The new drone operations policy is expected to generate employment as well as accumulate economic benefits for the country, Civil Aviation Minister Jyotiraditya Scindia said on Thursday.
The Centre has replaced the UAS Rules with the liberalised Drone Rules, 2021, which are built on a premise of trust, self-certification and non-intrusive monitoring.
Scindia in a conference cited that the new policy will enable the usage of drones in multiple sectors.
“The new policy will promote research and development, manufacturing and service delivery in the country. There are already 200 startups in the country even before the announcement of this policy. We expect generation of thousands of jobs via this policy,” he said.

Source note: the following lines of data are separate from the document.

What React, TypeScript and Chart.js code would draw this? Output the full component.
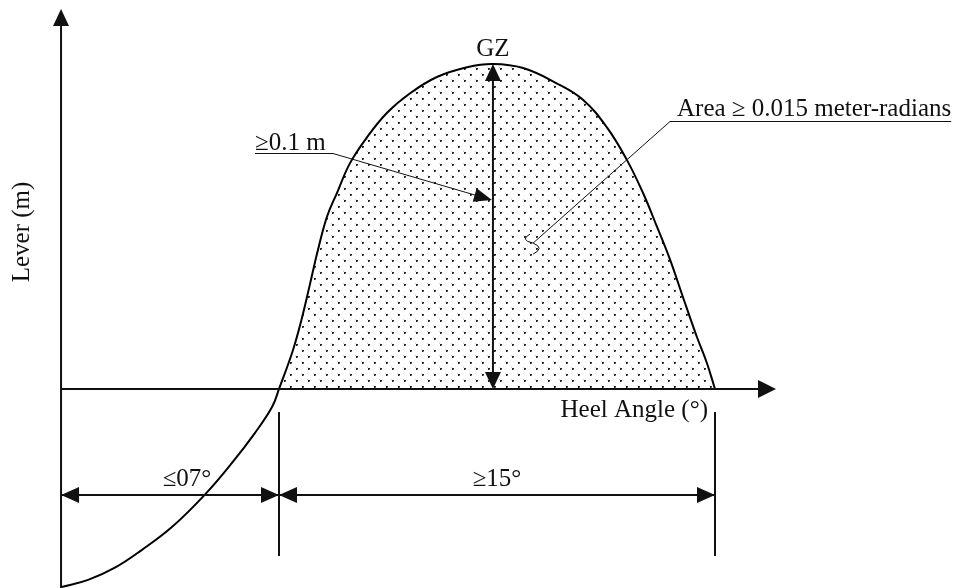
import { useEffect, useRef } from "react";
import { Chart, registerables } from "chart.js";

Chart.register(...registerables);

// GZ (righting lever) curve: heel angle in degrees, lever in metres
const heelAngles = [
  0, 0.87, 1.73, 2.6, 3.56, 4.62, 5.49, 6.23, 6.78, 7.0,
  7.45, 7.74, 8.0, 8.25, 8.54, 8.86, 9.28, 9.83, 10.47, 11.21,
  12.07, 13.04, 13.87, 14.84, 15.93, 16.76, 17.53, 18.17, 18.69, 19.14,
  19.56, 19.97, 20.42, 20.74, 21.0,
];
const leverValues = [
  -0.122, -0.1175, -0.11, -0.099, -0.085, -0.065, -0.0455, -0.027, -0.011, 0,
  0.024, 0.044, 0.065, 0.0855, 0.106, 0.1206, 0.139, 0.155, 0.17, 0.182,
  0.192, 0.198, 0.2, 0.1975, 0.188, 0.178, 0.161, 0.141, 0.1206, 0.0997,
  0.0794, 0.0566, 0.032, 0.016, 0,
];

// Criteria dimensions along the heel-angle axis (degrees)
const dimensionBounds = [0, 7, 21];
const dimensionLabels = ["≤07°", "≥15°"];

// GZ peak and annotation anchors (degrees, metres)
const gzPeakAngle = 13.87;
const gzPeakLever = 0.2;
const minGzPointerLever = 0.1163;
const areaPointer = [15.16, 0.0898];

// Texts
const gzLabel = "GZ";
const minGzLabel = "≥0.1 m";
const areaLabel = "Area ≥ 0.015 meter-radians";
const xAxisTitle = "Heel Angle (°)";
const yAxisTitle = "Lever (m)";

// Scale ranges
const X_MIN = -1.96;
const X_MAX = 28.74;
const Y_MIN = -0.1225;
const Y_MAX = 0.2394;
const X_AXIS_END = 22.96;
const Y_AXIS_END = 0.2339;
const DIM_LEVEL = -0.0652;
const EXT_TOP = -0.0142;
const EXT_BOTTOM = -0.1028;

const INK = "#111";
const FONT = '25px "Liberation Serif", "Times New Roman", serif';

function makeDotPattern(ctx: CanvasRenderingContext2D): CanvasPattern | string {
  const c = document.createElement("canvas");
  c.width = 12;
  c.height = 12;
  const p = c.getContext("2d");
  if (!p) return "rgba(0,0,0,0.1)";
  const dots = [
    [2, 2],
    [8, 8],
  ];
  for (const [x, y] of dots) {
    p.fillStyle = "#222";
    p.fillRect(x, y, 2, 1);
    p.fillRect(x, y + 1, 1, 1);
    p.fillStyle = "#777";
    p.fillRect(x + 1, y + 1, 1, 1);
    p.fillStyle = "#d0d0d0";
    p.fillRect(x - 1, y - 1, 1, 1);
  }
  return ctx.createPattern(c, "repeat") || "rgba(0,0,0,0.1)";
}

const schematicPlugin = {
  id: "schematic",
  afterDatasetsDraw(chart: any) {
    const ctx: CanvasRenderingContext2D = chart.ctx;
    const X = (v: number) => chart.scales.x.getPixelForValue(v);
    const Y = (v: number) => chart.scales.y.getPixelForValue(v);

    const line = (x1: number, y1: number, x2: number, y2: number, w: number) => {
      ctx.beginPath();
      ctx.lineWidth = w;
      ctx.strokeStyle = INK;
      ctx.moveTo(x1, y1);
      ctx.lineTo(x2, y2);
      ctx.stroke();
    };
    const head = (tx: number, ty: number, fx: number, fy: number, len: number, half: number) => {
      const dx = tx - fx;
      const dy = ty - fy;
      const d = Math.hypot(dx, dy) || 1;
      const ux = dx / d;
      const uy = dy / d;
      const bx = tx - ux * len;
      const by = ty - uy * len;
      ctx.beginPath();
      ctx.fillStyle = INK;
      ctx.moveTo(tx, ty);
      ctx.lineTo(bx - uy * half, by + ux * half);
      ctx.lineTo(bx + uy * half, by - ux * half);
      ctx.closePath();
      ctx.fill();
    };

    ctx.save();
    const ox = X(0);
    const oy = Y(0);

    // Axes with arrowheads
    line(ox, chart.chartArea.bottom, ox, Y(Y_AXIS_END) + 14, 2);
    head(ox, Y(Y_AXIS_END), ox, oy, 17, 8);
    line(ox, oy, X(X_AXIS_END) - 14, oy, 2);
    head(X(X_AXIS_END), oy, ox, oy, 18, 9);

    // GZ double arrow
    const gx = X(gzPeakAngle);
    const gt = Y(gzPeakLever);
    line(gx, gt + 12, gx, oy - 12, 2);
    head(gx, gt, gx, oy, 17, 8);
    head(gx, oy, gx, gt, 17, 8);

    // Dimension lines
    const dy = Y(DIM_LEVEL);
    const bx = dimensionBounds.map(X);
    for (let i = 1; i < bx.length; i++) {
      line(bx[i], Y(EXT_TOP), bx[i], Y(EXT_BOTTOM), 2);
    }
    line(bx[0], dy, bx[bx.length - 1], dy, 2);
    for (let i = 0; i < bx.length - 1; i++) {
      head(bx[i], dy, bx[i + 1], dy, 18, 8);
      head(bx[i + 1], dy, bx[i], dy, 18, 8);
    }

    // Texts
    ctx.font = FONT;
    ctx.fillStyle = INK;
    ctx.textBaseline = "alphabetic";

    ctx.textAlign = "center";
    ctx.fillText(gzLabel, gx, gt - 8);

    const labelCenters = [187, 497];
    for (let i = 0; i < dimensionLabels.length; i++) {
      ctx.fillText(dimensionLabels[i], labelCenters[i], dy - 9);
    }

    ctx.textAlign = "right";
    ctx.fillText(xAxisTitle, 708, oy + 28);

    // y axis title (rotated)
    ctx.save();
    ctx.translate(29, 232);
    ctx.rotate(-Math.PI / 2);
    ctx.textAlign = "center";
    ctx.fillText(yAxisTitle, 0, 0);
    ctx.restore();

    // "≥0.1 m" leader with arrow
    ctx.textAlign = "left";
    const tipX = gx - 1;
    const tipY = Y(minGzPointerLever);
    const labX = 255;
    const labY = 150;
    ctx.fillText(minGzLabel, labX, labY);
    const w1 = ctx.measureText(minGzLabel).width;
    const ulEnd = Math.max(333, labX + w1);
    line(labX, labY + 3.5, ulEnd, labY + 3.5, 1);
    line(ulEnd, labY + 3.5, tipX - 12, tipY - 3.5, 1);
    head(tipX, tipY, ulEnd, labY + 3.5, 18, 7);

    // Area leader
    const aX = 677;
    const aY = 116;
    ctx.fillText(areaLabel, aX, aY);
    const w2 = ctx.measureText(areaLabel).width;
    line(670, aY + 5.5, Math.max(948, aX + w2), aY + 5.5, 1);
    const px = X(areaPointer[0]);
    const py = Y(areaPointer[1]);
    line(670, aY + 5.5, px, py, 1);
    ctx.beginPath();
    ctx.lineWidth = 1;
    ctx.strokeStyle = INK;
    ctx.moveTo(px - 3, py - 9);
    ctx.quadraticCurveTo(px - 14, py - 3, px, py);
    ctx.quadraticCurveTo(px + 12, py + 5, px, py + 11);
    ctx.stroke();

    ctx.restore();
  },
};

export default function App() {
  const canvasRef = useRef<HTMLCanvasElement | null>(null);

  useEffect(() => {
    const canvas = canvasRef.current;
    if (!canvas) return;
    const ctx = canvas.getContext("2d");
    if (!ctx) return;
    const pattern = makeDotPattern(ctx);

    const chart = new Chart(ctx, {
      type: "scatter",
      data: {
        datasets: [
          {
            label: "GZ",
            data: heelAngles.map((a, i) => ({ x: a, y: leverValues[i] })),
            showLine: true,
            borderColor: "#000",
            borderWidth: 2,
            pointRadius: 0,
            tension: 0.4,
            fill: { target: "origin", above: pattern as any, below: "rgba(0,0,0,0)" },
          } as any,
        ],
      },
      options: {
        responsive: false,
        animation: false,
        devicePixelRatio: 1,
        events: [],
        layout: { padding: 0 },
        plugins: {
          legend: { display: false },
          tooltip: { enabled: false },
          filler: { propagate: false },
        },
        scales: {
          x: { type: "linear", min: X_MIN, max: X_MAX, display: false },
          y: { type: "linear", min: Y_MIN, max: Y_MAX, display: false },
        },
      },
      plugins: [schematicPlugin],
    });
    return () => chart.destroy();
  }, []);

  return (
    <div style={{ position: "fixed", left: 0, top: 0, width: 956, height: 588, background: "#fff" }}>
      <canvas ref={canvasRef} width={956} height={588} style={{ display: "block" }} />
    </div>
  );
}
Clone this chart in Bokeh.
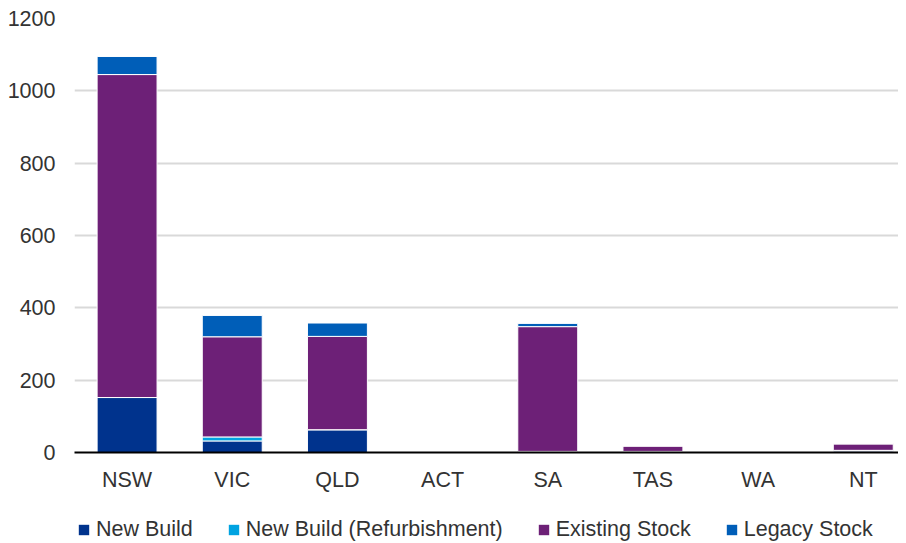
from bokeh.plotting import figure
from bokeh.layouts import column
from bokeh.models import Range1d, FixedTicker, Legend, LegendItem, ColumnDataSource
from bokeh.embed import file_html
from bokeh.resources import INLINE

categories = ["NSW", "VIC", "QLD", "ACT", "SA", "TAS", "WA", "NT"]
new_build = [152, 32, 63, 0, 3, 3, 0, 4]
new_build_refurb = [0, 11, 0, 0, 0, 0, 0, 2]
existing_stock = [893, 277, 258, 0, 345, 15, 0, 18]
legacy_stock = [50, 59, 37, 0, 9, 0, 0, 0]
series_names = ["New Build", "New Build (Refurbishment)", "Existing Stock", "Legacy Stock"]
y_ticks = [0, 200, 400, 600, 800, 1000, 1200]

colors = ["#00338D", "#00A3E1", "#6D2077", "#005EB8"]
keys = ["nb", "nbr", "ex", "lg"]
xs = list(range(len(categories)))

source = ColumnDataSource(dict(x=xs, nb=new_build, nbr=new_build_refurb,
                               ex=existing_stock, lg=legacy_stock))

FONT = "Liberation Sans"
TEXT_COLOR = "#333333"
FS = "21.5px"

p = figure(width=898, height=498, output_backend="svg", toolbar_location=None,
           x_range=Range1d(-0.5, 7.335), y_range=Range1d(0, 1200),
           min_border_left=74, min_border_top=18, min_border_bottom=46,
           min_border_right=0)
p.outline_line_color = None
p.background_fill_color = "white"

rs = p.vbar_stack(keys, x="x", width=0.57, source=source,
                  fill_color=colors, line_color="white", line_width=1)

# axes
p.xaxis.ticker = FixedTicker(ticks=xs)
p.xaxis.major_label_overrides = {i: c for i, c in enumerate(categories)}
p.xaxis.axis_line_color = "black"
p.xaxis.axis_line_width = 2
p.xaxis.major_tick_line_color = None
p.xaxis.major_tick_out = 0
p.xaxis.major_tick_in = 0
p.xaxis.minor_tick_line_color = None
p.xaxis.major_label_standoff = 15
p.xaxis.major_label_text_font = FONT
p.xaxis.major_label_text_font_size = FS
p.xaxis.major_label_text_color = TEXT_COLOR

p.yaxis.ticker = FixedTicker(ticks=y_ticks)
p.yaxis.axis_line_color = None
p.yaxis.major_tick_line_color = None
p.yaxis.major_tick_out = 0
p.yaxis.major_tick_in = 0
p.yaxis.minor_tick_line_color = None
p.yaxis.major_label_standoff = 19
p.yaxis.major_label_text_font = FONT
p.yaxis.major_label_text_font_size = FS
p.yaxis.major_label_text_color = TEXT_COLOR

p.xgrid.grid_line_color = None
p.ygrid.grid_line_color = "#d9d9d9"
p.ygrid.grid_line_width = 2

# legend strip (separate figure so the legend sits below the axis)
pl = figure(width=898, height=45, output_backend="svg", toolbar_location=None,
            x_range=Range1d(0, 1), y_range=Range1d(0, 1),
            min_border_left=0, min_border_right=0, min_border_top=0,
            min_border_bottom=0, x_axis_type=None, y_axis_type=None)
pl.outline_line_color = None
pl.grid.visible = False
lrs = pl.vbar_stack(keys, x="x", width=0.57, source=source,
                    fill_color=colors, line_color=None, visible=False)

legend = Legend(items=[LegendItem(label=n, renderers=[r]) for n, r in zip(series_names, lrs)],
                orientation="horizontal", location=(3, 1),
                glyph_width=13, glyph_height=13, label_standoff=6, spacing=34,
                label_text_font=FONT, label_text_font_size=FS,
                label_text_color=TEXT_COLOR, border_line_color=None,
                background_fill_alpha=0, padding=0, margin=0)
pl.add_layout(legend, "center")

layout = column(p, pl, spacing=0)
open("out.html", "w").write(file_html(layout, INLINE))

Besides, Scindia said that the new rules have abolished the need to obtain several approvals from the Centre.
The new rules, he said, have reduced the number of forms to be filled up for drone operations from from 25 to 5. It has also brought down the fee requirements.
Regarding the manufacturing prospects, he said the Centre envisages the policy to push software research and development that will be used in drone operations.
Furthermore, only DGFT will have the power to provide approvals for drone imports.
On the safety and security aspect of drone operations, the minister said that several measures will be implemented in a phased manner and that a lead time of six months will be provided to operators to follow these norms.
These security and safety features may include ‘No Permission – No Takeoff’ system; real-time flight tracking beacon and geo-fencing capabilities.
The minister also pointed out that an interactive ‘Air Space Map’ of the country which will demarkate ‘flying zones’ will be made operational by 30 days.
In March 2021, the Ministry of Civil Aviation (MoCA) had published the UAS Rules, 2021.
“They were perceived by academia, startups, end-users and other stakeholders as being restrictive in nature as they involved considerable paperwork, required permissions for every drone flight and very few ‘free to fly’ green zones were available,” the MoCA said in a statement.
“Based on the feedback, the Government has decided to repeal the UAS Rules, 2021 and replace the same with the liberalised Drone Rules, 2021,” it added.
The ‘Unmanned Aircraft Systems’ (UAS), commonly known as drones, offer tremendous benefits to almost all sectors of the economy like agriculture, mining, infrastructure, surveillance, emergency response, transportation, geo-spatial mapping, defence, and law enforcement.
“Drones can be significant creators of employment and economic growth due to their reach, versatility, and ease of use, especially in India’s remote and inaccessible areas,” the statement said.
“In view of its traditional strengths in innovation, information technology, frugal engineering and huge domestic demand,India has the potential to be a global drone hub by 2030,” it added.